The incident Goodman and Wolov recounted first surfaced in a Gawker blind item in 2012 that many quickly guessed was referring to C.K. The Gawker reporter Jordan Sargent followed up on the story in 2015 after talking to someone who had spoken to the comedian on the phone about the allegations. The Times story, however, is the first to get some of C.K.’s accusers on the record. The article comes at a particularly sensitive moment, not just because of the ongoing wave of sexual-harassment and assault revelations in Hollywood that began with Harvey Weinstein. C.K. also has a new film that he wrote and directed called I Love You, Daddy, which explores the moral quandaries of admiring a celebrity who has been accused of child molestation.
The film, which screened at the Toronto International Film Festival, is due out on November 17, though its premiere was reportedly canceled in anticipation of the Times story. I Love You, Daddy stars C.K. as the father of a 17-year-old girl (played by Chloë Grace Moretz) whom he suspects of having a romantic relationship with a 68-year-old director accused of pedophilia (played by John Malkovich). In the film, Malkovich’s character more resembles Woody Allen than C.K. himself in reputation. Still, it’s an opportunity for C.K. to poke at questions of public image vs. private behavior, as well as the notion of consent and how freely it can be given by an underaged woman.
The Times story chronicles several situations in which C.K. reportedly exposed himself and made lewd suggestions to fellow comedians. Abby Schachner, a writer and performer, called C.K. and invited him to attend her comedy show in 2003; while on the phone, she said, he told her his sexual fantasies and masturbated for several minutes. Schachner recalled that, six years later, C.K. sent her an apologetic Facebook message that read, “Last time I talked to you ended in a sordid fashion. … That was a bad time in my life and I’m sorry.”
The comedian Rebecca Corry, who was working with C.K. on a television pilot in 2005, described him asking to masturbate in front of her. When she declined, also mentioning that he had a daughter and a pregnant wife, his face “got red” and “he told me he had issues,” she told the Times. Ten years later, Corry added, he emailed saying he owed her a “very very very late apology,” but when he called, he apologized instead for “shoving her in a bathroom.” Corry said that when she mentioned the masturbation, C.K. acknowledged the incident, saying, “I used to misread people back then.”

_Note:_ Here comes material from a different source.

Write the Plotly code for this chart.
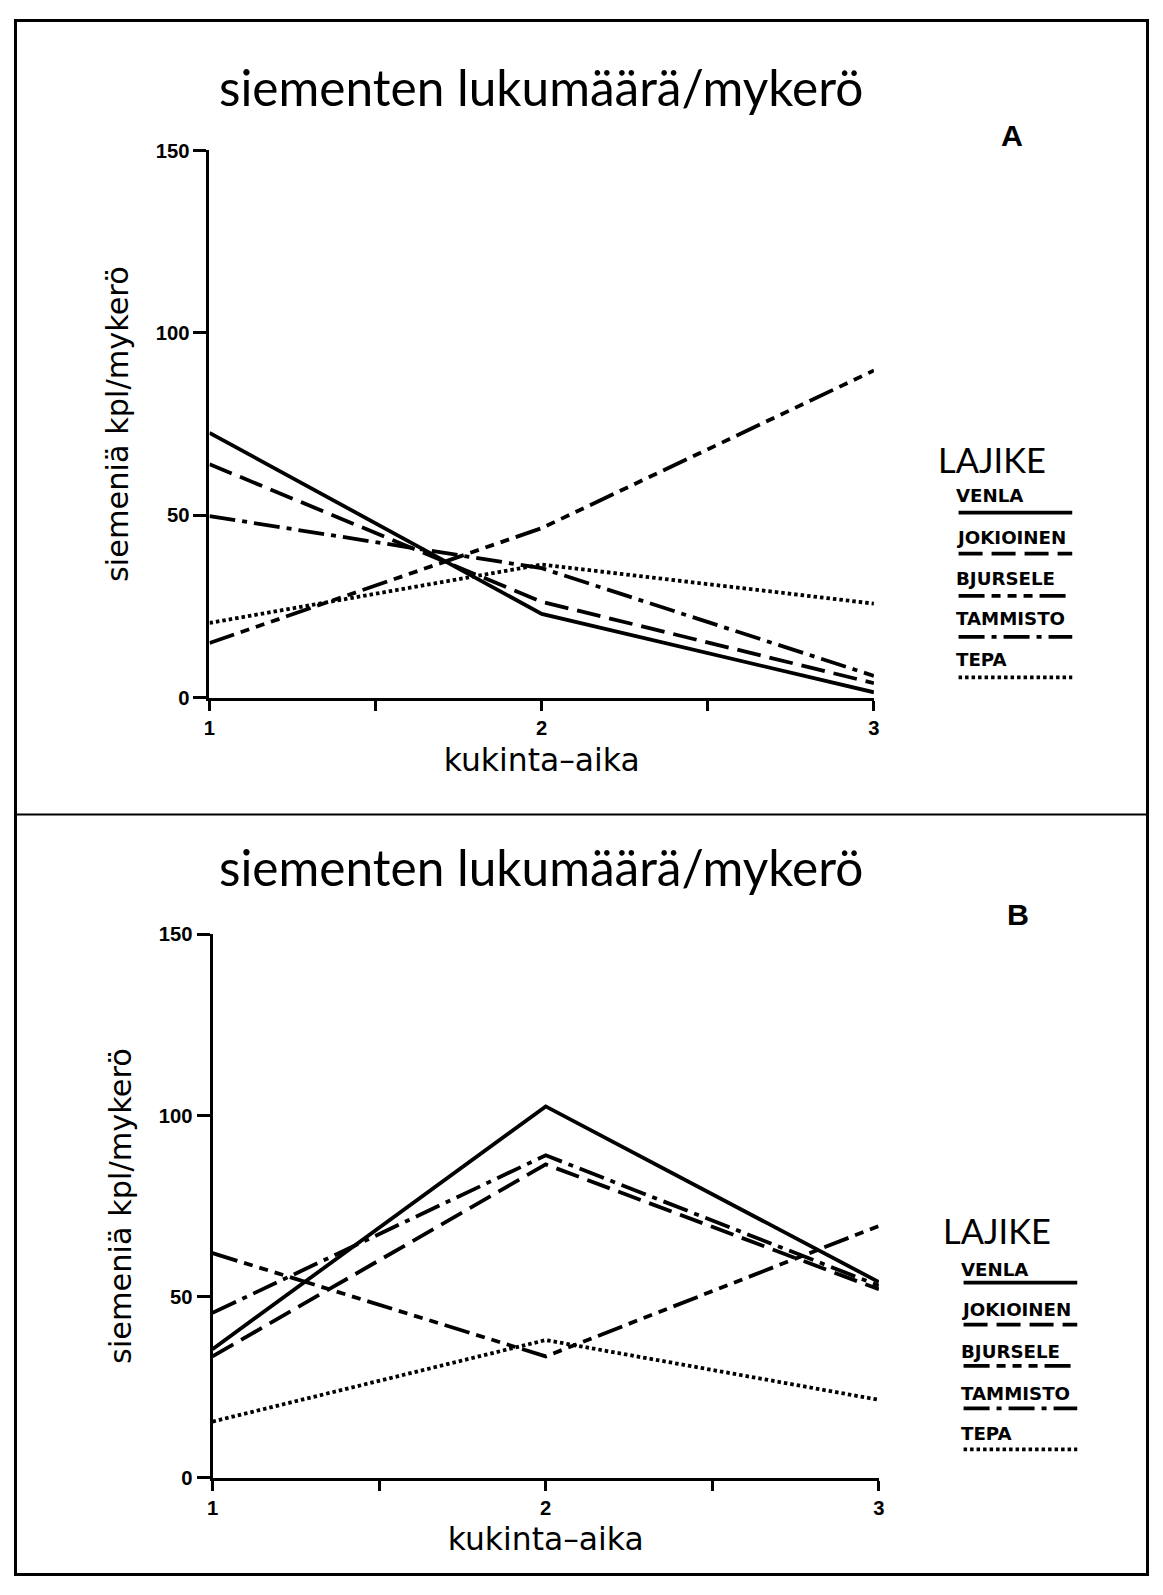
import plotly.graph_objects as go

W, H = 1163, 1595
OFF = 8                      # default page body margin
FW, FH = W - 2 * OFF, H - 2 * OFF
# empirical page -> picture mapping (picture = S*page + T)
S, TX, TY = 0.988, 5.5, 9.0

# ---- data ----
times = [1, 2, 3]
series_names = ["VENLA", "JOKIOINEN", "BJURSELE", "TAMMISTO", "TEPA"]

venla_A = [72.6, 23.0, 1.5]
jokioinen_A = [64.0, 26.3, 4.0]
bjursele_A = [15.0, 46.5, 89.7]
tammisto_A = [49.8, 35.5, 6.0]
tepa_A = [20.5, 36.5, 25.8]

venla_B = [35.5, 102.5, 54.0]
jokioinen_B = [33.5, 86.5, 52.0]
bjursele_B = [62.0, 33.5, 69.5]
tammisto_B = [45.5, 89.0, 53.0]
tepa_B = [15.5, 38.0, 21.5]

x_tickvals = [1, 1.5, 2, 2.5, 3]
x_ticktext = ["1", "", "2", "", "3"]
y_tickvals = [0, 50, 100, 150]
y_ticktext = ["0", "50", "100", "150"]

title_text = "siementen lukumäärä/mykerö"
x_title = "kukinta\u2013aika"
y_title = "siemeniä kpl/mykerö"
legend_title = "LAJIKE"
panel_labels = ["A", "B"]

# ---- styles ----
dashes = {
    "VENLA": "solid",
    "JOKIOINEN": "24px,9px",
    "BJURSELE": "26px,7px,9px,7px,9px,7px,9px,7px",
    "TAMMISTO": "26px,7px,5px,7px",
    "TEPA": "3.5px,3px",
}
widths = {"VENLA": 3.8, "JOKIOINEN": 3.8, "BJURSELE": 3.8, "TAMMISTO": 3.8, "TEPA": 3.8}


def clamp(v, lo, hi):
    return max(lo, min(hi, v))


def px(x):
    page = (x - TX) / S
    return clamp((page - OFF) / FW, 1.5 / FW, 1 - 1.5 / FW)


def py(y):
    page = (y - TY) / S
    return clamp(1 - (page - OFF) / FH, 1.5 / FH, 1 - 1.5 / FH)


def fs(v):
    return v / S


fig = go.Figure()

data_A = [venla_A, jokioinen_A, bjursele_A, tammisto_A, tepa_A]
data_B = [venla_B, jokioinen_B, bjursele_B, tammisto_B, tepa_B]

for name, vals in zip(series_names, data_A):
    fig.add_trace(go.Scatter(x=times, y=vals, mode="lines", name=name, showlegend=False,
                             line=dict(color="black", width=widths[name], dash=dashes[name]),
                             xaxis="x", yaxis="y"))
for name, vals in zip(series_names, data_B):
    fig.add_trace(go.Scatter(x=times, y=vals, mode="lines", name=name, showlegend=False,
                             line=dict(color="black", width=widths[name], dash=dashes[name]),
                             xaxis="x2", yaxis="y2"))

tickfont = dict(family="Liberation Sans", size=fs(20), color="black", weight="bold")

xcommon = dict(range=[1, 3], tickvals=x_tickvals, ticktext=x_ticktext, ticks="outside",
               ticklen=10, tickwidth=2.5, tickcolor="black", showline=True, linewidth=3,
               linecolor="black", showgrid=False, zeroline=False, tickfont=tickfont,
               title=dict(text=x_title, font=dict(family="DejaVu Sans", size=fs(31), color="black"),
                          standoff=11))
ycommon = dict(range=[0, 150], tickvals=y_tickvals, ticktext=y_ticktext, ticks="outside",
               ticklen=13, tickwidth=2.5, tickcolor="black", showline=True, linewidth=3,
               linecolor="black", showgrid=False, zeroline=False, tickfont=tickfont,
               title=dict(text=y_title, font=dict(family="DejaVu Sans", size=fs(30), color="black"),
                          standoff=19))

fig.update_layout(
    width=FW, height=FH,
    margin=dict(l=0, r=0, t=0, b=0),
    paper_bgcolor="white", plot_bgcolor="white",
    xaxis=dict(domain=[px(208.6), px(872)], anchor="y", **xcommon),
    yaxis=dict(domain=[py(697), py(148.6)], anchor="x", **ycommon),
    xaxis2=dict(domain=[px(211.6), px(877)], anchor="y2", **xcommon),
    yaxis2=dict(domain=[py(1478.5), py(934)], anchor="x2", **ycommon),
)

annotations = []
shapes = []

# Frame
shapes.append(dict(type="rect", xref="paper", yref="paper", x0=px(7), x1=px(1161),
                   y0=py(1583), y1=py(5), line=dict(color="black", width=3)))
shapes.append(dict(type="line", xref="paper", yref="paper", x0=px(7), x1=px(1161),
                   y0=py(814), y1=py(814), line=dict(color="black", width=2)))

panels = [
    dict(title_y=85.5, label_xy=(1010, 134), lajike_xy=(934, 458),
         text_ys=[494, 536, 578, 617.6, 659], line_ys=[511.5, 552.5, 595, 636, 676.6],
         x0=956.5, x1=1070),
    dict(title_y=866.5, label_xy=(1015.5, 914), lajike_xy=(939, 1231),
         text_ys=[1270, 1309.5, 1352, 1394, 1434], line_ys=[1283, 1325, 1366.5, 1409, 1450],
         x0=961.5, x1=1075),
]
TEXT_SHIFT = -5

for p, lab in zip(panels, panel_labels):
    annotations.append(dict(text=title_text, x=px(540), y=py(p["title_y"]), xref="paper", yref="paper",
                            showarrow=False, xanchor="center", yanchor="middle",
                            font=dict(family="Lato", size=fs(49), color="black")))
    annotations.append(dict(text=lab, x=px(p["label_xy"][0]), y=py(p["label_xy"][1]), xref="paper",
                            yref="paper", showarrow=False, xanchor="center", yanchor="middle",
                            font=dict(family="Liberation Sans", size=fs(30), color="black", weight="bold")))
    annotations.append(dict(text=legend_title, x=px(p["lajike_xy"][0]), y=py(p["lajike_xy"][1]),
                            xref="paper", yref="paper", showarrow=False, xanchor="left", yanchor="middle",
                            font=dict(family="Lato", size=fs(34), color="black")))
    for name, ty, ly in zip(series_names, p["text_ys"], p["line_ys"]):
        annotations.append(dict(text=name, x=px(p["x0"] + TEXT_SHIFT), y=py(ty), xref="paper", yref="paper",
                                showarrow=False, xanchor="left", yanchor="middle",
                                font=dict(family="DejaVu Sans", size=fs(18), color="black", weight="bold")))
        shapes.append(dict(type="line", xref="paper", yref="paper", x0=px(p["x0"]), x1=px(p["x1"]),
                           y0=py(ly), y1=py(ly),
                           line=dict(color="black", width=widths[name], dash=dashes[name])))

fig.update_layout(annotations=annotations, shapes=shapes)

fig.write_html("out.html")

Along with Wolov and Goodman, who described C.K. suddenly taking off his clothes and masturbating to completion in front of them, an anonymous production worker on The Chris Rock Show (for which C.K. wrote in the 1990s) told the Times that he masturbated in front of her at his desk chair during a workday. “I think the big piece of why I said yes was because of the culture,” she said. “He abused his power.”